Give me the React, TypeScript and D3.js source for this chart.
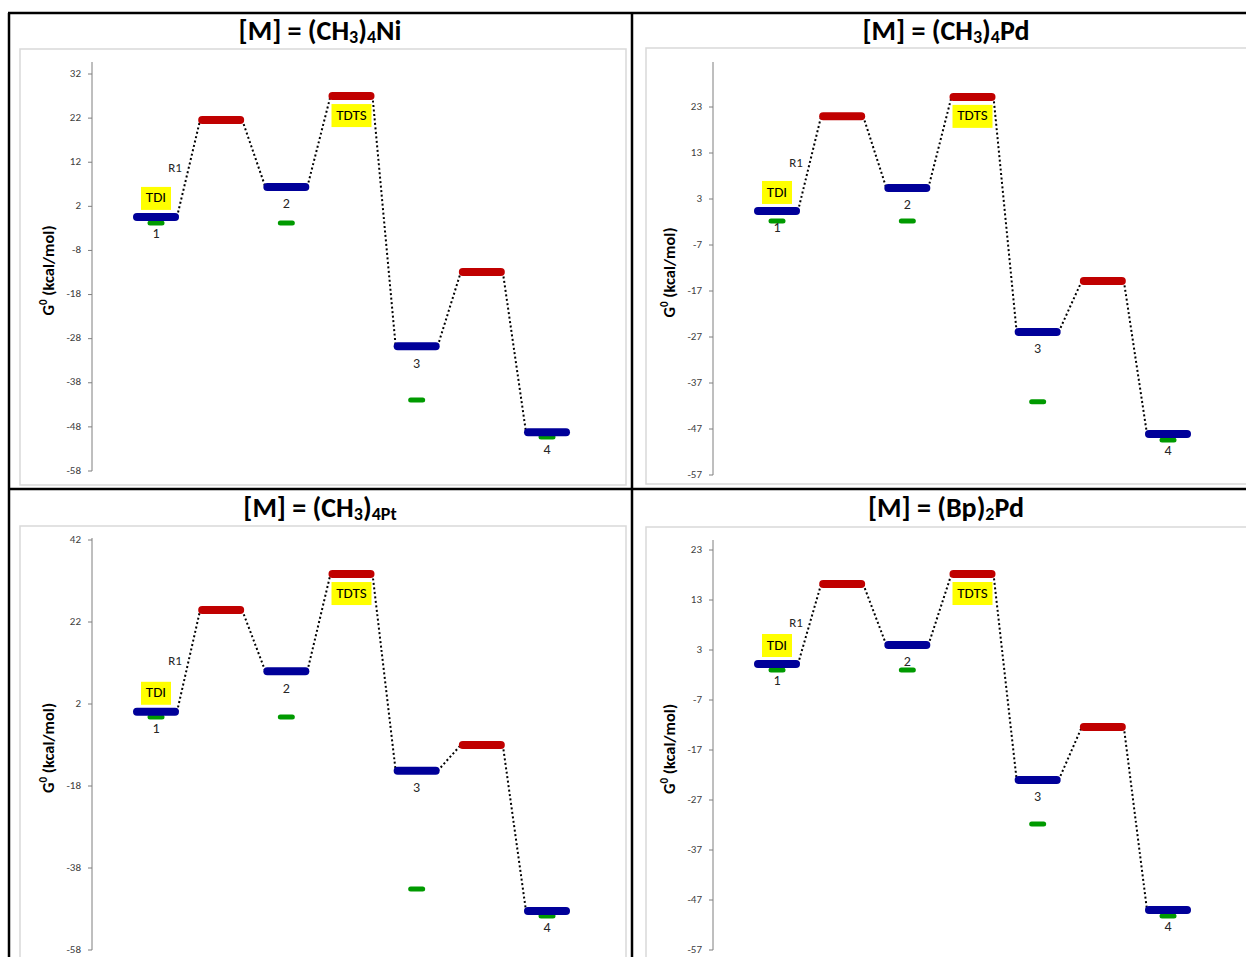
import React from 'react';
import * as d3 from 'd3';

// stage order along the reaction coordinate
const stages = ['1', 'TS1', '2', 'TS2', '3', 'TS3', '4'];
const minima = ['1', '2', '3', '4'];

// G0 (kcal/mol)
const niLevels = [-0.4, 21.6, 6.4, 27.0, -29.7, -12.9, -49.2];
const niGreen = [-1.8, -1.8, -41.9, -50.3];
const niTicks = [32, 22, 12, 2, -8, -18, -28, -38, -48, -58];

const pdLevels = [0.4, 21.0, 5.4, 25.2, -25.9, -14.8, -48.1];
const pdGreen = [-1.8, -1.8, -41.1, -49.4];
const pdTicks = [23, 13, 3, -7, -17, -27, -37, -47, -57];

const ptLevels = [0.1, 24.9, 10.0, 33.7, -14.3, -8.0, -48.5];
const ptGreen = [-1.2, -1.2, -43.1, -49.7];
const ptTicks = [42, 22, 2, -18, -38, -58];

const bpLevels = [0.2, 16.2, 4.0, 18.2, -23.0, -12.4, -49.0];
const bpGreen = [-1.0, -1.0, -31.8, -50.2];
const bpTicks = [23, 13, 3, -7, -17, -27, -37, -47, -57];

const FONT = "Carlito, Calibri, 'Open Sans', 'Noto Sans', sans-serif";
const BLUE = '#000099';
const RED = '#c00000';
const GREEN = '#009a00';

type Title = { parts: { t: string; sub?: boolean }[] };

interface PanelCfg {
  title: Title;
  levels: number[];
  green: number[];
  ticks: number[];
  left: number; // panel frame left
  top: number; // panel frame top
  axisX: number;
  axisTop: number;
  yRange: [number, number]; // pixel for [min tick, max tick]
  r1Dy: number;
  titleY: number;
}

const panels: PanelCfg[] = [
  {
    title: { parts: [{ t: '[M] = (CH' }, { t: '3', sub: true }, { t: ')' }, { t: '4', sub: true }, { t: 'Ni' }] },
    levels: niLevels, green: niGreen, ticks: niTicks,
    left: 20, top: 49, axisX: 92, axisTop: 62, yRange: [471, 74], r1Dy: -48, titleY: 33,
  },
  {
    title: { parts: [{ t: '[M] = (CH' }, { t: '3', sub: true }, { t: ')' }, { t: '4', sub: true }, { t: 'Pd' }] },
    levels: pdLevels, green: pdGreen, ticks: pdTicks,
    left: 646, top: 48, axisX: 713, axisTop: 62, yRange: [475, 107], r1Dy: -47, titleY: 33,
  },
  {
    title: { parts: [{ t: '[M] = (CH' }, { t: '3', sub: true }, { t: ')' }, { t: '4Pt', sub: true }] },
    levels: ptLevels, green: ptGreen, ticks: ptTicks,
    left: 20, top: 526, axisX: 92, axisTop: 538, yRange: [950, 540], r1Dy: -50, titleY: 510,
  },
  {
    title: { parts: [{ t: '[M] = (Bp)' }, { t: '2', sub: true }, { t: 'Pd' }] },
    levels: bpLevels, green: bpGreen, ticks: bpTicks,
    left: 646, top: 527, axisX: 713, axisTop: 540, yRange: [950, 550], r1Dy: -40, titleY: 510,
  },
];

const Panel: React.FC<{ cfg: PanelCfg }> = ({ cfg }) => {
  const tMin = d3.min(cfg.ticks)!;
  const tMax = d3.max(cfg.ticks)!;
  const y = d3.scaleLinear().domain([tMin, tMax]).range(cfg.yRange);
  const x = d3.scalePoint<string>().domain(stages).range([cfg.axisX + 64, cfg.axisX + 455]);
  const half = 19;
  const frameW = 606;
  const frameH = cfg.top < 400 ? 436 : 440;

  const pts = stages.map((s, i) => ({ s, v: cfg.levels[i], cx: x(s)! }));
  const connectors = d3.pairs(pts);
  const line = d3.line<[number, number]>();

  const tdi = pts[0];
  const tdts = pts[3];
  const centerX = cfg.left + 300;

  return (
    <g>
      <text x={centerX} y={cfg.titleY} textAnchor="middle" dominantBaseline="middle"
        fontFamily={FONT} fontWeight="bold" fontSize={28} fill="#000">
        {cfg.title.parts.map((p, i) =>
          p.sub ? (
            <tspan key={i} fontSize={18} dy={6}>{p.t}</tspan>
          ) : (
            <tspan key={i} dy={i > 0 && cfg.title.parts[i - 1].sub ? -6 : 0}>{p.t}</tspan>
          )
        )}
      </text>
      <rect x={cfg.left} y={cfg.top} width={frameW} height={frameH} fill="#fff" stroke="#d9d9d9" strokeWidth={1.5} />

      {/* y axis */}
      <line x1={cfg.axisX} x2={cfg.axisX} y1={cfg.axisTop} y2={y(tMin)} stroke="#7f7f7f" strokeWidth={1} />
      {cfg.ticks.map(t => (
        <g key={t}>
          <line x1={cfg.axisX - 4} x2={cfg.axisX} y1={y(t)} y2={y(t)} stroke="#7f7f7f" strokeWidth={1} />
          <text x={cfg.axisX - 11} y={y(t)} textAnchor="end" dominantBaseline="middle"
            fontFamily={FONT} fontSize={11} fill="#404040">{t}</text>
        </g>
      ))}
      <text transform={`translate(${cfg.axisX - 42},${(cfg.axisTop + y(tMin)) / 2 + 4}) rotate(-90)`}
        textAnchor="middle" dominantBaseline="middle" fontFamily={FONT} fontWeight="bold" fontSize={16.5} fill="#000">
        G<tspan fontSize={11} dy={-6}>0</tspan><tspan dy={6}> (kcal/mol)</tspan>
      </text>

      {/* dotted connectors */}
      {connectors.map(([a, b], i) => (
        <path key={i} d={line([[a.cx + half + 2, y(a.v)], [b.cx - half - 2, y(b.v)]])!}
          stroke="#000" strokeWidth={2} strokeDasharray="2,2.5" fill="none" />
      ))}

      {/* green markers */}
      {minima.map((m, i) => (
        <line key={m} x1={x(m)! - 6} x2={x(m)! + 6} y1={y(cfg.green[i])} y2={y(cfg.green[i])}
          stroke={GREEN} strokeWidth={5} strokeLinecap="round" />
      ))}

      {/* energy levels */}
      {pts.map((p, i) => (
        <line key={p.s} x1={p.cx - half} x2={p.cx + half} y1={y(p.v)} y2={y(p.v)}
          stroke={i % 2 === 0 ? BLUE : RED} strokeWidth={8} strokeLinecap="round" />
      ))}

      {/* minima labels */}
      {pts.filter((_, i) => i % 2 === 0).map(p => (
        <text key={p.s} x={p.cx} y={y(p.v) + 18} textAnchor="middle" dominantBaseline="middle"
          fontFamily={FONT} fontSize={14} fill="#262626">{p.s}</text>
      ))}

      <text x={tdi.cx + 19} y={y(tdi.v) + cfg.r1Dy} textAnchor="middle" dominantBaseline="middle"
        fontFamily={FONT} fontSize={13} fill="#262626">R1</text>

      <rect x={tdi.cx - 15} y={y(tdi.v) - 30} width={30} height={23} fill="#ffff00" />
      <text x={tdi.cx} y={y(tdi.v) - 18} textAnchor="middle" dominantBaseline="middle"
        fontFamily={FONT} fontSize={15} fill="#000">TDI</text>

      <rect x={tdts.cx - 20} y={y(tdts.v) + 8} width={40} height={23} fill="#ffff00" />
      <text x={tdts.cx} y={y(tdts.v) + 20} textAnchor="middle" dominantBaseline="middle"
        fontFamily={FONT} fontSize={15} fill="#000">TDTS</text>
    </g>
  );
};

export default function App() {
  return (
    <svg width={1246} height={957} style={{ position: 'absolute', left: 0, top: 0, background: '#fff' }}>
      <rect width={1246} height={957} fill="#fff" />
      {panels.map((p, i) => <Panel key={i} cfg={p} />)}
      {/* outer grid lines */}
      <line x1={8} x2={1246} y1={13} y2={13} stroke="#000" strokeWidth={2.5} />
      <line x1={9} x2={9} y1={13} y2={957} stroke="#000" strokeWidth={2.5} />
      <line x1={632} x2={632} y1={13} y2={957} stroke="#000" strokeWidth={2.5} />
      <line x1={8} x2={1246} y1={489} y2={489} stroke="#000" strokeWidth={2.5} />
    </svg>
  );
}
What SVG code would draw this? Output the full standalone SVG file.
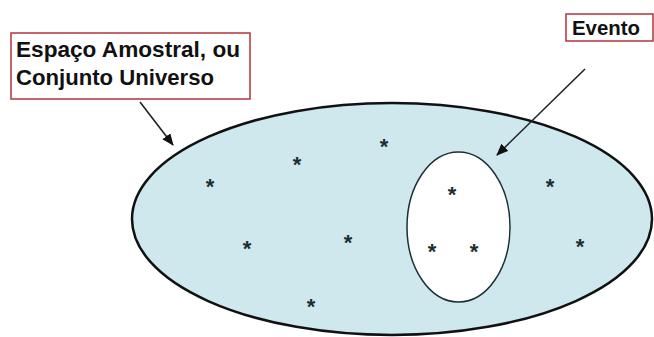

···

§ TASK INSTRUCTIONS
Copy exactly the lines from the first line of the records above through the line with "const minima = ['1', '2', '3', '4'];", both included, and nothing else. Pictures stay out.

§ REPLY TO THE TASK
Give me the React, TypeScript and D3.js source for this chart.
import React from 'react';
import * as d3 from 'd3';

// stage order along the reaction coordinate
const stages = ['1', 'TS1', '2', 'TS2', '3', 'TS3', '4'];
const minima = ['1', '2', '3', '4'];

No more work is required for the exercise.